Jolly Harbour, Antigua

Mike and Liz Downing
Wed 11 Mar 2009 12:00
We came round to the west coast last Wednesday and picked up a buoy at Jolly Harbour. It's a natural harbour that's been dredged and landscaped to create a number of canals allowing a large number of waterside homes to be built. They had already started it when we were here 13 years ago, but there is still a lot of land waiting for people to buy plots and build homes. It is effectively a village ashore with a good beach facing the west, so a good place to watch the sun go down and see the elusive green flash as it dips over the horizon. Not that we have seen too much sun over the last 3 days - it's been hot, but there's been a fair bit of cloud about. The buoy is costing £10 a night, so not too bad and a lot cheaper than the marina here. There's very little fetch where we are so the water is flat and it's an easy 5 mins dinghy ride to the marina and the shops and restaurants around it.
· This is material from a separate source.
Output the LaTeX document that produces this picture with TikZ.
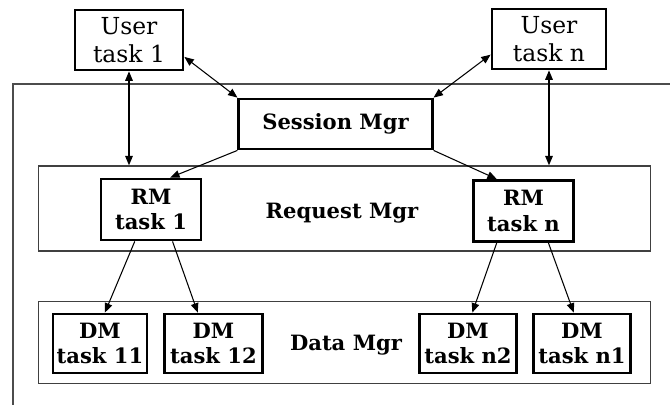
\documentclass[tikz,border=0pt]{standalone}
\usepackage{fontspec}
\setmainfont{DejaVu Serif}
\usetikzlibrary{arrows.meta, positioning}

\begin{document}
\begin{tikzpicture}[
    x=0.03cm, y=-0.03cm,
    every node/.style={align=center, inner sep=0pt, font=\fontsize{18}{22}\selectfont},
    task/.style={draw, line width=2.4pt, font=\fontsize{18}{22}\selectfont\bfseries},
    usertask/.style={task, font=\fontsize{20}{24}\selectfont, minimum height=1.8cm},
    mgrbox/.style={draw=black!75, line width=1.2pt, minimum width=18.35cm},
    frame/.style={draw=black!70, line width=1.7pt},
    arrow/.style={-{Triangle[length=8pt,width=6.5pt]}, line width=0.9pt},
    dblarrow/.style={{Triangle[length=8pt,width=6.5pt]}-{Triangle[length=8pt,width=6.5pt]}, line width=0.9pt}
]
\useasboundingbox (0,0) rectangle (670,405);

% Outer frame
\draw[frame] (13,405) |- (670,84);

% Containers
\node[mgrbox, minimum height=2.55cm] (rmgr) at (344.5,208.5) {};
\node[mgrbox, minimum height=2.45cm] (dmgr) at (344.5,342.5) {};
\node[font=\fontsize{18}{22}\selectfont\bfseries] (rlabel) at (342,213) {Request Mgr};
\node[font=\fontsize{18}{22}\selectfont\bfseries] (dlabel) at (346,345) {Data Mgr};

% Nodes
\node[usertask, minimum width=3.24cm] (u1) at (129,40) {User\\ task 1};
\node[usertask, minimum width=3.42cm] (un) at (549,39) {User\\ task n};
\node[task, minimum width=5.8cm, minimum height=1.5cm] (sm) at (335.5,124) {Session Mgr};
\node[task, minimum width=3cm, minimum height=1.83cm] (rm1) at (151,209.5) {RM\\ task 1};
\node[task, minimum width=3cm, minimum height=1.83cm] (rmn) at (523.5,211) {RM\\ task n};
\node[task, minimum width=2.82cm, minimum height=1.77cm] (dm11) at (100,343.5) {DM\\ task 11};
\node[task, minimum width=2.95cm, minimum height=1.77cm] (dm12) at (213.5,343.5) {DM\\ task 12};
\node[task, minimum width=2.92cm, minimum height=1.77cm] (dmn2) at (468,343.5) {DM\\ task n2};
\node[task, minimum width=2.92cm, minimum height=1.77cm] (dmn1) at (582,343.5) {DM\\ task n1};

% Arrows
\draw[dblarrow] (u1.south) -- (u1 |- rmgr.north);
\draw[dblarrow] (un.south) -- (un |- rmgr.north);
\draw[dblarrow] (u1.-17) -- (sm.north west);
\draw[dblarrow] (un.195) -- (sm.north east);
\draw[arrow] (sm.south west) -- (rm1.59);
\draw[arrow] (sm.south east) -- (rmn.130);
\draw[arrow] (rm1.-117) -- (dm11.81);
\draw[arrow] (rm1.-56) -- (dm12.117);
\draw[arrow] (rmn.-130) -- (dmn2.82);
\draw[arrow] (rmn.-52) -- (dmn1.105);

\end{tikzpicture}
\end{document}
The trip from Falmouth Harbour was only about 10 miles, but quite interesting as the passage takes you inside Cades reef on the south-western corner. The water round the reef is very clear and a lovely turquoise colour, being only about 25 feet deep. Once round the western corner the whole of the west side up to Jolly Harbour is very shallow, being only between 15 and 20ft for a long way out, but it's a lovely turquoise colour. As you approach the harbour the beaches are covered in ground-up shells and the water is milky as a result. The new wind generator blades have made it to Antigua, but not yet to Jolly Harbour. We have our fingers crossed for tomorrow.
You start to see the bottom as you pass between Cades reef and the coast.
Sea off the west coast - its all very shallow!
The anchorage outside Jolly Harbour which we went past to get to the mooring.
The sea really is this colour! Looking to the left (or towards the north west) as you head towards the anchorage you can see 5 islands - the next bay is called Five Islands Harbour. There is no harbour, but several deserted beaches that in the right conditions you can anchor off. We're getting quite a lot of northerly swells for this time of year and any bay open to the north is then quite rolly, and it's difficult, if not dangerous to get ashore - you're likely to be dumped upside down as you close the beach. If you attempt it you have to get your timing right - hit the beach between waves, jump out, pick the dinghy up and get ashore before the next wave clobbers you!
Clouds over the hills as we approached Jolly Harbour.
Looking back from the mooring towards the entrance to the Harbour. While the water has been flat, it was only this flat once!